If a $30 experiment can create an AI model that reasons more effectively, what does that tell us about the future?
One possibility is that we stop worshiping at the altar of scale and start focusing on specialization. Instead of one monolithic model that tries to do everything, the future might look like millions of tiny AI models, each trained to handle a specific type of task with extreme efficiency.
Think about it:
- Why train a massive model to do everything when you can have a tiny model that’s perfect at one thing?
- What if your AI assistant wasn’t just one giant model but a network of smaller models, each tailored to your needs?
- What if AI became so cheap that everyone could have a personal model, running locally on their phone, adapting to their unique way of thinking?
The shift would be profound. AI would become more personal, more affordable, and more energy-efficient. Instead of relying on centralized cloud services (which are expensive and slow), AI could run on local hardware, dynamically fine-tuning itself to the user’s preferences and needs.
The Open-Source Revolution - AI for Everyone
One of the biggest reasons this experiment was possible in the first place? Open-source AI.
DeepSeek R1 is available for anyone to study, tweak, and build upon. And as soon as its capabilities were published, independent researchers like Jiayi Pan started experimenting with it.
Contrast that with companies like OpenAI and Google, which treat their models like trade secrets, tightly controlling access and limiting research. While corporate AI labs are racing toward monopoly-like control over AI, open-source developers are quietly making breakthroughs that may be just as significant—if not more.
This moment feels a lot like the early days of personal computing. Back then, IBM and DEC dominated with massive, expensive mainframes. Then Apple and Microsoft came along and showed that powerful computing could be personal, decentralized, and accessible to everyone.

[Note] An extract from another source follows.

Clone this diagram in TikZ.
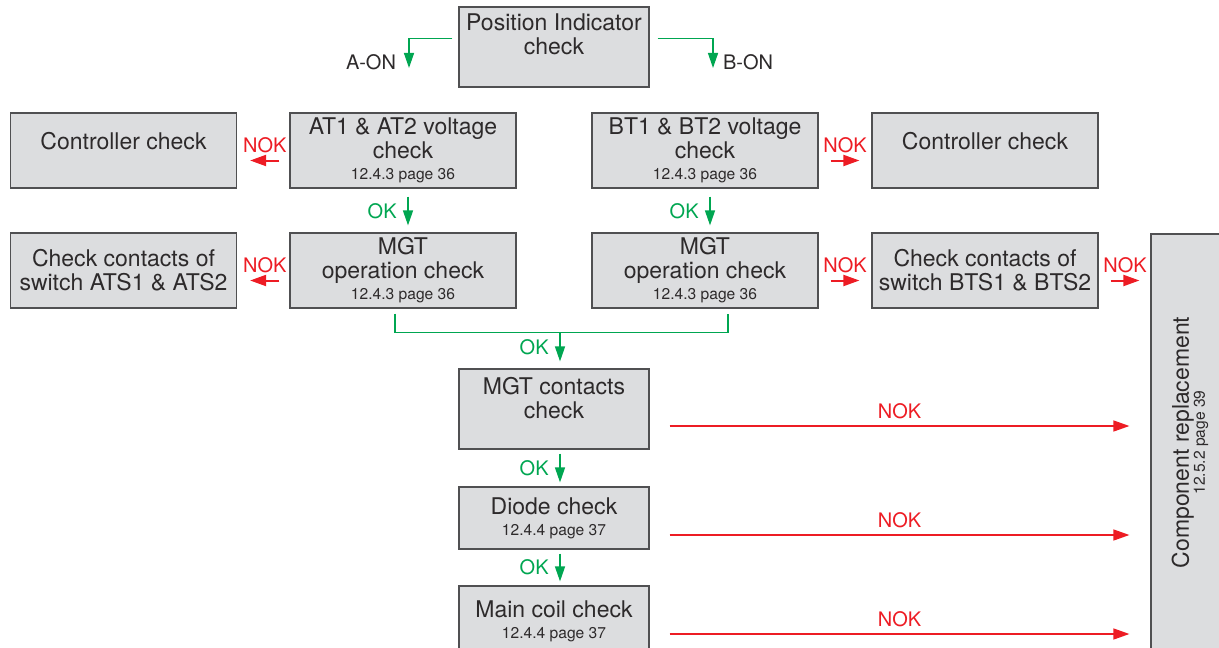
\documentclass[tikz,border=0pt]{standalone}
\usepackage{fontspec}
\setmainfont{TeX Gyre Heros}
\usetikzlibrary{arrows.meta,positioning,calc}
\definecolor{boxfill}{RGB}{220,221,223}
\definecolor{boxline}{RGB}{80,80,82}
\definecolor{txtcol}{RGB}{45,42,43}
\definecolor{okgreen}{RGB}{0,166,81}
\definecolor{nokred}{RGB}{237,28,36}
\newcommand{\mainsz}{\fontsize{11.5}{12}\selectfont}
\newcommand{\subsz}{\fontsize{7.8}{12}\selectfont}
\newcommand{\lblsz}{\fontsize{10}{12}\selectfont}

\begin{document}
\begin{tikzpicture}[
  x=0.5pt,y=-0.5pt,
  box/.style={draw=boxline,fill=boxfill,line width=0.6pt,align=center,font=\mainsz,text=txtcol,inner sep=1pt},
  rowbox/.style={box,minimum width=113pt,minimum height=37.5pt},
  midbox/.style={box,minimum width=95pt},
  lbl/.style={font=\lblsz,text=txtcol},
  oklbl/.style={font=\lblsz,text=okgreen},
  noklbl/.style={font=\lblsz,text=nokred},
  ok/.style={draw=okgreen,line width=0.7pt,-{Triangle[length=7.5pt,width=5pt]}},
  okline/.style={draw=okgreen,line width=0.7pt},
  nok/.style={draw=nokred,line width=1pt,-{Triangle[length=8pt,width=5.5pt]}},
  noklong/.style={nok,line width=0.7pt}]
  \useasboundingbox (0,0) rectangle (1219,647);
  \clip (0,0) rectangle (1219,647);
  % top
  \node[midbox,minimum height=40pt] (pos) at (554,47) {Position Indicator\\check\\[-3pt]\strut};
  \coordinate (aontip) at (409,68);
  \coordinate (bontip) at (713,68);
  \node[lbl,anchor=base east] (aon) at ($(aontip)+(-6,2)$) {A-ON};
  \node[lbl,anchor=base west] (bon) at ($(bontip)+(3,2)$) {B-ON};
  \draw[ok] ($(pos.north west)+(-6,32)$) -| (aontip);
  \draw[ok] ($(pos.north east)+(8,32)$) -| (bontip);
  % voltage row
  \node[rowbox] (ctrlA) at (123.5,150.5) {Controller check\\[-6pt]\strut};
  \node[rowbox] (voltA) at (403,150.5) {AT1 \& AT2 voltage\\check\\[-1.5pt]{\subsz 12.4.3 page 36}};
  \node[rowbox] (voltB) at (705,150.5) {BT1 \& BT2 voltage\\check\\[-1.5pt]{\subsz 12.4.3 page 36}};
  \node[rowbox] (ctrlB) at (985,150.5) {Controller check\\[-6pt]\strut};
  % operation row
  \node[rowbox] (atsA) at (123.5,270.5) {Check contacts of\\switch ATS1 \& ATS2};
  \node[rowbox] (mgtA) at (403,270.5) {MGT\\operation check\\[-1.5pt]{\subsz 12.4.3 page 36}};
  \node[rowbox] (mgtB) at (705,270.5) {MGT\\operation check\\[-1.5pt]{\subsz 12.4.3 page 36}};
  \node[rowbox] (btsB) at (985,270.5) {Check contacts of\\switch BTS1 \& BTS2};
  % middle column
  \node[midbox,minimum height=40pt] (mgtC) at (554,409) {MGT contacts\\check\\[-5pt]\strut};
  \node[midbox,minimum height=31pt] (diode) at (554,518) {Diode check\\[-1.5pt]{\subsz 12.4.4 page 37}};
  \node[midbox,minimum height=35pt] (coil) at (554,621) {Main coil check\\[-1.5pt]{\subsz 12.4.4 page 37}};
  % replacement
  \node[box,minimum width=39pt,minimum height=208.5pt] (comp) at (1190,442.5) {};
  \node[rotate=90,align=center,font=\mainsz,text=txtcol] (compT) at (comp.center) {Component replacement\\[-4pt]{\subsz 12.5.2 page 39}};

  \draw[nok] ($(voltA.west)+(-10,10)$) -- ($(ctrlA.east)+(13,10)$) node[midway,above,noklbl]{NOK};
  \draw[nok] ($(mgtA.west)+(-10,10)$) -- ($(atsA.east)+(13,10)$) node[midway,above,noklbl]{NOK};
  \draw[nok] ($(voltB.east)+(12,10)$) -- ($(ctrlB.west)+(-12,10)$) node[midway,above,noklbl]{NOK};
  \draw[nok] ($(mgtB.east)+(12,10)$) -- ($(btsB.west)+(-12,10)$) node[midway,above,noklbl]{NOK};
  \draw[nok] ($(btsB.east)+(12,10)$) -- ($(btsB.east -| comp.west)+(-11,10)$) node[midway,above,noklbl]{NOK};

  \draw[ok] ($(voltA.south)+(5,8)$) -- ($(mgtA.north)+(5,-7)$) node[midway,left=2pt,oklbl]{OK};
  \draw[ok] ($(voltB.south)+(5,8)$) -- ($(mgtB.north)+(5,-7)$) node[midway,left=2pt,oklbl]{OK};

  \coordinate (join) at ($(mgtC.north)+(6,-36)$);
  \draw[okline] ($(mgtA.south)+(-8,5)$) |- (join) -| ($(mgtB.south)+(23,5)$);
  \draw[ok] (join) -- ($(mgtC.north)+(6,-7)$) node[midway,left=2pt,oklbl]{OK};
  \draw[ok] ($(mgtC.south)+(6,4)$) -- ($(diode.north)+(6,-4)$) node[midway,left=2pt,oklbl]{OK};
  \draw[ok] ($(diode.south)+(6,4)$) -- ($(coil.north)+(6,-4)$) node[midway,left=2pt,oklbl]{OK};

  \draw[noklong] ($(mgtC.east)+(20,17)$) -- ($(mgtC.east -| comp.west)+(-21,17)$) node[midway,above,noklbl]{NOK};
  \draw[noklong] ($(diode.east)+(20,17)$) -- ($(diode.east -| comp.west)+(-21,17)$) node[midway,above,noklbl]{NOK};
  \draw[noklong] ($(coil.east)+(20,13)$) -- ($(coil.east -| comp.west)+(-21,13)$) node[midway,above,noklbl]{NOK};
\end{tikzpicture}
\end{document}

AI is approaching a similar inflexion point. The closed-source, mega-scale approach of corporate AI labs may not be the only path forward. Open-source AI, driven by independent researchers and small teams, is proving that small, cheap, and creative can still win.
So What Comes Next?
Jiayi Pan’s experiment is just the beginning. We are likely to see:
- More breakthroughs in small-model efficiency. What happens when we apply RL techniques to other tasks? Could we make small models even smarter?
- A surge in AI accessibility. If a $30 AI can reason like this, what happens when we push it further? AI may soon be in the hands of every developer, every researcher, every tinkerer.
- The decline of the "bigger is better" mentality. If smaller, cheaper models can think better, the industry will have to rethink its addiction to scale.
This could be the beginning of a new AI era—one where brains beat brawn, and where intelligence isn’t just about size, but about how well a model can think.
And if that’s true, the future of AI might be a lot smaller, and a lot smarter, than we ever imagined.